While I was having this discussion, a young couple was listening in (apparently I wasn’t the only eavesdropper in the room!), and the woman, who was a single mother, asked me: “Why is it that you harp on abortion all the time, and never give women credit when they do make difficult decisions such as choosing to parent, or to give up their babies for adoption?” Well, actually, she said a lot more than that, and went on for about five or six minutes. At the end, I didn’t really want to tell her that she was wasting her breath, but I bit the bullet and answered along these lines: “That was a really passionate argument against a position I don’t actually hold. I’m all in favour of women making difficult choices like that; if they decide that putting a child up for adoption or raising him themselves is the right thing to do, then more power to them. But some choices are wrong. Abortion is the one choice I can’t support, because it is the unjustified taking of a blameless human life. You can’t kill people just because if they live it results in hardship.”
Her boyfriend told me, “You can’t intellectualize this.” I really didn’t get a chance to answer him, as I was already multitasking two different discussions. But with the benefit of hindsight, what I would have said would have been something like this:
Why not? Just because an issue is emotionally or politically charged, it’s not immune from rational scrutiny, is it? Isn’t intellectualizing a better approach than emoting? A few years ago there was a pro-life presentation at U. of Ottawa where the pro-choice women nearly rioted to prevent the speaker from being heard; is that beneficial discourse? Does waving rosary beads or coat hangers at a demonstration contribute anything meaningful to the discussion? No. A side having louder voices or cleverer slogans or more props doesn’t make them more right. So of course I want to intellectualize. Propositional truth is fundamental to the abortion issue: what are the unborn, and knowing that, what are we permitted to do with them?
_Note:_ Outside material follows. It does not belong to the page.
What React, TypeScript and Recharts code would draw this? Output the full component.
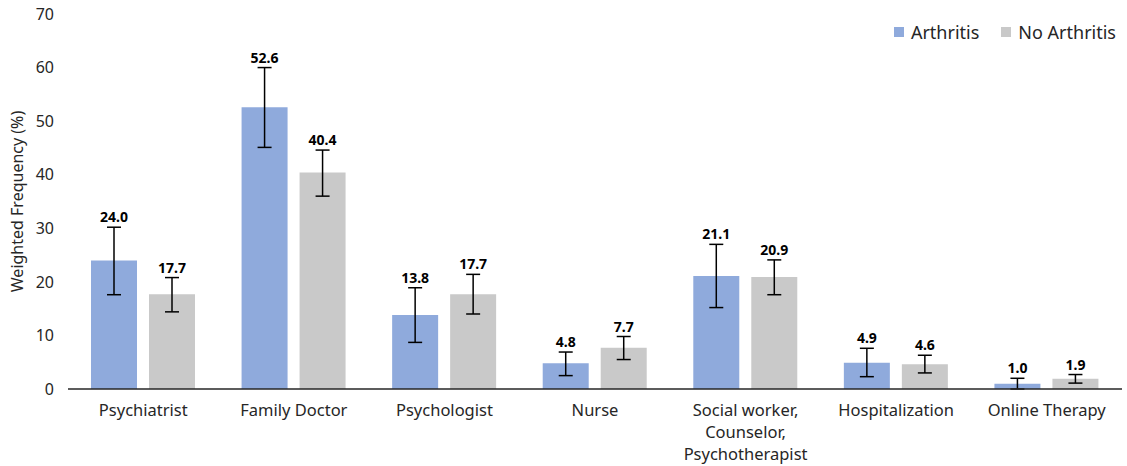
import React from "react";
import {
  BarChart, Bar, XAxis, YAxis, ErrorBar, LabelList,
} from "recharts";

const categories = [
  "Psychiatrist", "Family Doctor", "Psychologist", "Nurse",
  "Social worker, Counselor, Psychotherapist", "Hospitalization", "Online Therapy",
];
const arthritis = [24.0, 52.6, 13.8, 4.8, 21.1, 4.9, 1.0];
const noArthritis = [17.7, 40.4, 17.7, 7.7, 20.9, 4.6, 1.9];
// confidence interval bounds
const arthritisLow = [17.6, 45.1, 8.7, 2.5, 15.2, 2.3, 0.0];
const arthritisHigh = [30.2, 60.0, 18.9, 6.9, 27.0, 7.6, 2.0];
const noArthritisLow = [14.4, 36.0, 14.0, 5.5, 17.6, 3.0, 1.1];
const noArthritisHigh = [20.8, 44.6, 21.4, 9.8, 24.1, 6.3, 2.7];
const yTicks = [0, 10, 20, 30, 40, 50, 60, 70];

const BLUE = "#8FAADC";
const GRAY = "#C9C9C9";
const FONT = "'Noto Sans', sans-serif";

const data = categories.map((name, i) => ({
  name,
  a: arthritis[i],
  na: noArthritis[i],
  aErr: [arthritis[i] - arthritisLow[i], arthritisHigh[i] - arthritis[i]],
  naErr: [noArthritis[i] - noArthritisLow[i], noArthritisHigh[i] - noArthritis[i]],
}));

const CategoryTick = ({ x, y, payload }: any) => {
  const parts = String(payload.value).split(", ");
  const lines = parts.map((p, i) => (i < parts.length - 1 ? p + "," : p));
  return (
    <text x={x} y={y} textAnchor="middle" fontFamily={FONT} fontSize={16.5} fill="#262626">
      {lines.map((l, i) => (
        <tspan key={i} x={x} dy={i === 0 ? 19 : 22}>{l}</tspan>
      ))}
    </text>
  );
};

const makeLabel = (highs: number[]) => (props: any) => {
  const { x, y, width, height, value, index } = props;
  const base = y + height;
  const pxPerUnit = height / value;
  const top = base - highs[index] * pxPerUnit;
  return (
    <text
      x={x + width / 2}
      y={top - 5}
      textAnchor="middle"
      fontFamily={FONT}
      fontSize={14}
      fontWeight="bold"
      fill="#000"
    >
      {value.toFixed(1)}
    </text>
  );
};

const LegendBox = () => (
  <div
    style={{
      position: "absolute", top: 20, right: 11, display: "flex", gap: 22,
      fontFamily: FONT, fontSize: 18, color: "#262626",
    }}
  >
    {[["Arthritis", BLUE], ["No Arthritis", GRAY]].map(([label, color]) => (
      <div key={label} style={{ display: "flex", alignItems: "center", gap: 7 }}>
        <span style={{ width: 10, height: 10, background: color, display: "inline-block" }} />
        <span>{label}</span>
      </div>
    ))}
  </div>
);

export default function App() {
  return (
    <div style={{ position: "absolute", left: 0, top: 0, width: 1127, height: 466, background: "#fff" }}>
      <BarChart
        width={1127}
        height={466}
        data={data}
        margin={{ top: 14, right: 5, left: 0, bottom: 47 }}
        barGap={12}
        barSize={46}
      >
        <XAxis
          dataKey="name"
          tick={<CategoryTick />}
          tickLine={false}
          axisLine={{ stroke: "#262626", strokeWidth: 1.5 }}
          interval={0}
        />
        <YAxis
          width={68}
          domain={[0, 70]}
          ticks={yTicks}
          axisLine={false}
          tickLine={false}
          tick={{ fontFamily: FONT, fontSize: 16, fill: "#262626", dx: -6 }}
          label={{
            value: "Weighted Frequency (%)",
            angle: -90,
            position: "insideLeft",
            offset: 17,
            style: { textAnchor: "middle", fontFamily: FONT, fontSize: 16, fill: "#262626" },
          }}
        />
        <Bar dataKey="a" name="Arthritis" fill={BLUE} isAnimationActive={false}>
          <ErrorBar dataKey="aErr" width={7} stroke="#000" strokeWidth={1.5} />
          <LabelList dataKey="a" content={makeLabel(arthritisHigh)} />
        </Bar>
        <Bar dataKey="na" name="No Arthritis" fill={GRAY} isAnimationActive={false}>
          <ErrorBar dataKey="naErr" width={7} stroke="#000" strokeWidth={1.5} />
          <LabelList dataKey="na" content={makeLabel(noArthritisHigh)} />
        </Bar>
      </BarChart>
      <LegendBox />
    </div>
  );
}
Incidentally, there was one woman – one of the slogan-T-shirted feminists sitting a few rows behind me – that I spotted wandering around the lecture hall after the debate with a coat hanger. What she was doing with it was never clear; I would have loved to borrow it so I could put my jacket down while I talked with people.
I have been to three debates on abortion here in Ottawa, and in my opinion, this was the first truly civil one. When Scott Klusendorf was here in 2001, he was shouted down at the University of Ottawa, as I mentioned above; the debate at Carleton that evening nearly didn’t happen when the pro-choice opponent temporarily backed out; the whole day was marred by a general tenor of pro-choice nastiness. Jojo’s previous debate in 2004 against two members of the Carleton Womyn’s Centre had none of the nastiness, but was far less polite than Monday’s.
Jojo Ruba, incidentally, is the second person on my hit list of people I would force to start blogging at gunpoint (since Phil has already capitulated). He’s articulate, well informed on the issues, obviously able to hold his own even in a two-on-one debate, and capable of communicating the abortion issue to many types of audience, whether secular or Christian. And no, neither he nor the Centre for Bio-Ethical Reform are paying me for this plug. If your church or organization wants to be motivated to take abortion seriously, look them up.